Hacker News new | ask | show | jobs
by timdorr 4011 days ago
Except PG index usage in the query plan is dependant on stats about the table (row count, width, etc). So, you would need to continually run it against production data and have it forever chase the perfect set of indices.

If you did end up making it, it should be named moby_dick.py.

1 comments

Or you tune for the best average execution time. Sample your queries and run them all through each query plan. One has to be optimal, unless all changes are negligible.
Even for a single query, the optimal query plan changes over time with the distribution of data in the table (and in other tables), as well as things like database load. There literally is not one best query plan, even with perfect information. Also, keep in mind that an abundance of even fake indices like this can have adverse effects on planner results by forcing it to consider more (and therefore, more suboptimal) cases with its limited budget.
And that's why people use NOSQL. It's much more predictable in production use.
Er, no. It isn't. NoSQL solutions have exactly the same problems. Most just don't have query planners or statistics capable of understanding how to properly deal with the ever-changing data (and also frequently don't even have the indexing capabilities required to do much more than a single get or set efficiently, anyway--these problems tend to come up with larger queries).
...Except the number of query plans is O(n!), where n is the number of joins.

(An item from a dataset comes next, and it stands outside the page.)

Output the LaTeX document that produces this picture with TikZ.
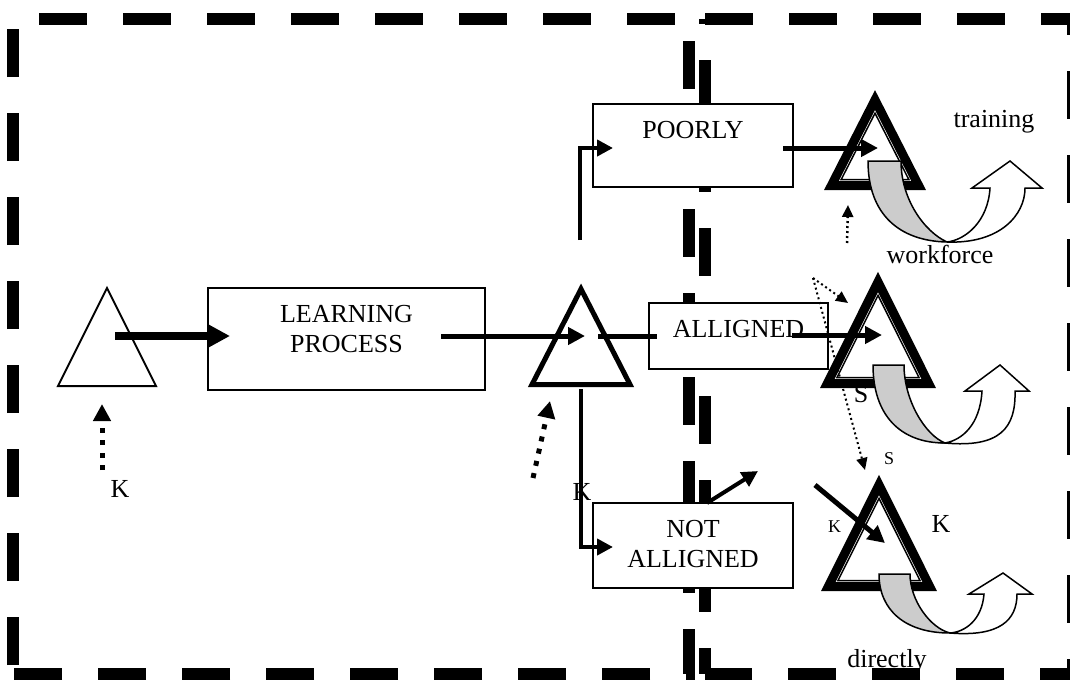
\documentclass[tikz,border=0pt]{standalone}
\usepackage{fontspec}
\setmainfont{Liberation Serif}
\usepackage{tikz}
\usetikzlibrary{
  arrows.meta,
  positioning,
}
\tikzstyle{frame} = [
  line width=12pt,
  dash pattern=on 48pt off 36pt,
]
\tikzstyle{box} = [draw, rectangle, line width=1.5pt, fill=white]
\tikzstyle{boxtext} = [inner sep=0pt, align=center, font=\fontsize{26}{30}\selectfont]
\tikzstyle{lbl} = [inner sep=0pt, anchor=base, font=\fontsize{26}{30}\selectfont]
\tikzstyle{smalllbl} = [lbl, font=\fontsize{18}{20}\selectfont]
\tikzstyle{arrow} = [-{Triangle[length=17pt,width=17pt]}, line width=5pt]
\tikzstyle{bigarrow} = [-{Triangle[length=22pt,width=22pt]}, line width=8pt]
\tikzstyle{branch} = [-{Triangle[length=16pt,width=16pt]}, line width=4pt]
\tikzstyle{link} = [line width=5pt]
\tikzstyle{dotarrow} = [
  -{Triangle[length=17pt,width=17pt]},
  line width=5pt,
  dash pattern=on 5pt off 7.5pt,
]
\tikzstyle{thindot} = [
  -{Triangle[length=12pt,width=11pt]},
  line width=2pt,
  dash pattern=on 2pt off 3pt,
]
\tikzstyle{thintri} = [line width=2pt, line join=miter]
\tikzstyle{midtri} = [line width=5pt, line join=miter]
\tikzstyle{boldtri} = [line width=9pt, line join=miter, fill=white]
\tikzstyle{innertri} = [line width=1.5pt, line join=miter]
\tikzstyle{uturnback} = [line width=1.5pt, fill=gray!40]
\tikzstyle{uturnfront} = [line width=1.5pt, fill=white]

\begin{document}
\begin{tikzpicture}[x=1pt, y=-1pt]
  \useasboundingbox (0,0) rectangle (1070,680);

  % labels that lie under other shapes
  \node[lbl] (directly) at (887,667) {directly};
  \node[lbl] (s0) at (861,402) {S};
  \node[lbl] (k1) at (582,500) {K};

  % dashed frames
  \draw[frame, dash phase=75pt] (13,674) -- (13,19) -- (689,19) -- (689,674) -- cycle;
  \draw[frame] (705,19) -- (1073,19) -- (1073,674) -- (705,674);
  \draw[frame, dash phase=43pt] (705,19) -- (705,674);

  % boxes
  \node[box, minimum width=277, minimum height=102] (learn) at (346.5,339) {};
  \node[box, minimum width=200, minimum height=83] (poorly) at (693,145.5) {};
  \node[box, minimum width=179, minimum height=66] (alligned) at (738.5,336) {};
  \node[box, minimum width=200, minimum height=85] (notall) at (693,545.5) {};
  \node[boxtext, below=18pt of learn.north] (learntxt) {LEARNING\\PROCESS};
  \node[boxtext, below=18pt of poorly.north] (poorlytxt) {POORLY};
  \node[boxtext, below=18pt of alligned.north] (allignedtxt) {ALLIGNED};
  \node[boxtext, below=18pt of notall.north] (notalltxt) {NOT\\ALLIGNED};

  % triangles
  \draw[thintri] (107,288) -- (156,386) -- (58,386) -- cycle;
  \draw[midtri] (581,289) -- (630,384.5) -- (532,384.5) -- cycle;
  \draw[boldtri] (875,100) -- (918.6,185.5) -- (831.4,185.5) -- cycle;
  \draw[innertri] (875,113.2) -- (908.8,179.5) -- (841.2,179.5) -- cycle;
  \draw[boldtri] (878,282) -- (928.7,383.5) -- (827.3,383.5) -- cycle;
  \draw[innertri] (878,295.4) -- (919,377.5) -- (837,377.5) -- cycle;
  \draw[boldtri] (879,485) -- (929.7,586.5) -- (828.3,586.5) -- cycle;
  \draw[innertri] (879,498.4) -- (920,580.5) -- (838,580.5) -- cycle;

  % curved arrows
  \draw[uturnback] (868,161) -- (901,161) .. controls (901,200) and (925,232) .. (947,242)
    .. controls (900,241) and (868,215) .. (868,161) -- cycle;
  \draw[uturnfront] (947,242) .. controls (1000,244) and (1025,215) .. (1025,188) -- (1042,188)
    -- (1010,161) -- (972,188) -- (990,188) .. controls (988,222) and (965,240) .. (947,242) -- cycle;
  \draw[uturnback] (873,365) -- (904,365) .. controls (904,400) and (925,435) .. (945,443)
    .. controls (900,443) and (873,415) .. (873,365) -- cycle;
  \draw[uturnfront] (945,443) .. controls (1000,448) and (1016,428) .. (1015,391) -- (1029,391)
    -- (1000,365) -- (965,391) -- (982,391) .. controls (980,425) and (962,440) .. (945,443) -- cycle;
  \draw[uturnback] (879,574) -- (910,574) .. controls (910,600) and (930,628) .. (950,633)
    .. controls (905,633) and (879,610) .. (879,574) -- cycle;
  \draw[uturnfront] (950,633) .. controls (1000,637) and (1017,620) .. (1017,594) -- (1032,594)
    -- (1003,573) -- (969,594) -- (984,594) .. controls (982,620) and (965,632) .. (950,633) -- cycle;

  % connector ends
  \coordinate (tri0c) at (115,336);
  \coordinate (learnin) at (230,336);
  \coordinate (learnout) at (441,336);
  \coordinate (tri1c) at (585,336);
  \coordinate (tri1r) at (598,336);
  \coordinate (allin) at (657,336);
  \coordinate (allout) at (792,335);
  \coordinate (tri3c) at (882,335);
  \coordinate (poorout) at (783,148);
  \coordinate (tri2c) at (878,148);
  \coordinate (kin) at (815,485);
  \coordinate (tri4c) at (885,543);
  \coordinate (upfoot) at (580,240);
  \coordinate (poorin) at (613,148);
  \coordinate (tri1b) at (580.5,389);
  \coordinate (notin) at (613,547);
  \coordinate (notout) at (707,503);
  \coordinate (notto) at (758,471);
  \coordinate (dk0) at (102,470);
  \coordinate (dk0t) at (102,404);
  \coordinate (dk1) at (533,478);
  \coordinate (dk1t) at (550,401);
  \coordinate (dw) at (847,243);
  \coordinate (dwt) at (848,205);
  \coordinate (ds) at (813,278);
  \coordinate (dst1) at (848,303);
  \coordinate (dst2) at (865,470);

  % connectors
  \draw[bigarrow] (tri0c) -- (learnin);
  \draw[arrow] (learnout) -- (tri1c);
  \draw[link] (tri1r) -- (allin);
  \draw[arrow] (allout) -- (tri3c);
  \draw[arrow] (poorout) -- (tri2c);
  \draw[arrow] (kin) -- (tri4c);
  \draw[branch] (upfoot) |- (poorin);
  \draw[branch] (tri1b) |- (notin);
  \draw[branch] (notout) -- (notto);
  \draw[dotarrow] (dk0) -- (dk0t);
  \draw[dotarrow] (dk1) -- (dk1t);
  \draw[thindot, line width=2.5pt] (dw) -- (dwt);
  \draw[thindot] (ds) -- (dst1);
  \draw[thindot] (ds) -- (dst2);

  % labels
  \node[lbl] (k0) at (120,497) {K};
  \node[lbl] (training) at (994,127) {training};
  \node[lbl] (workforce) at (940,263) {workforce};
  \node[smalllbl] (s1) at (889,464) {S};
  \node[smalllbl] (k2) at (834.5,532) {K};
  \node[lbl] (k3) at (941,532) {K};
\end{tikzpicture}
\end{document}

MongoDB's query optimizer actually works like this, which is only tractable because it doesn't support joins.

I was about to write "Ummm...column order doesn't matter, so it's O(2^n)", but then I did some thinking and a bit of googling, and I guess it does. Yeah, O(n!).

Although, in practice, most tables would only have a relatively small number of columns upon which you'd want to consider building an index (usually on columns (often IDs) that you'd use to join to other tables), so that'd cut it down to O(m!) where m < n, and for larger tables, m << n.

<thinking out loud> Hmmmm, I wonder if you could use frequency information--or even the proportion of distinct values--of columns to guess a bit more intelligently... </thinking out loud>

Perhaps one could even use histograms to estimate selectivity of the query's join predicates to pick a good ordering of joins?

This is actually pretty much how a basic relational query optimizer works in practice.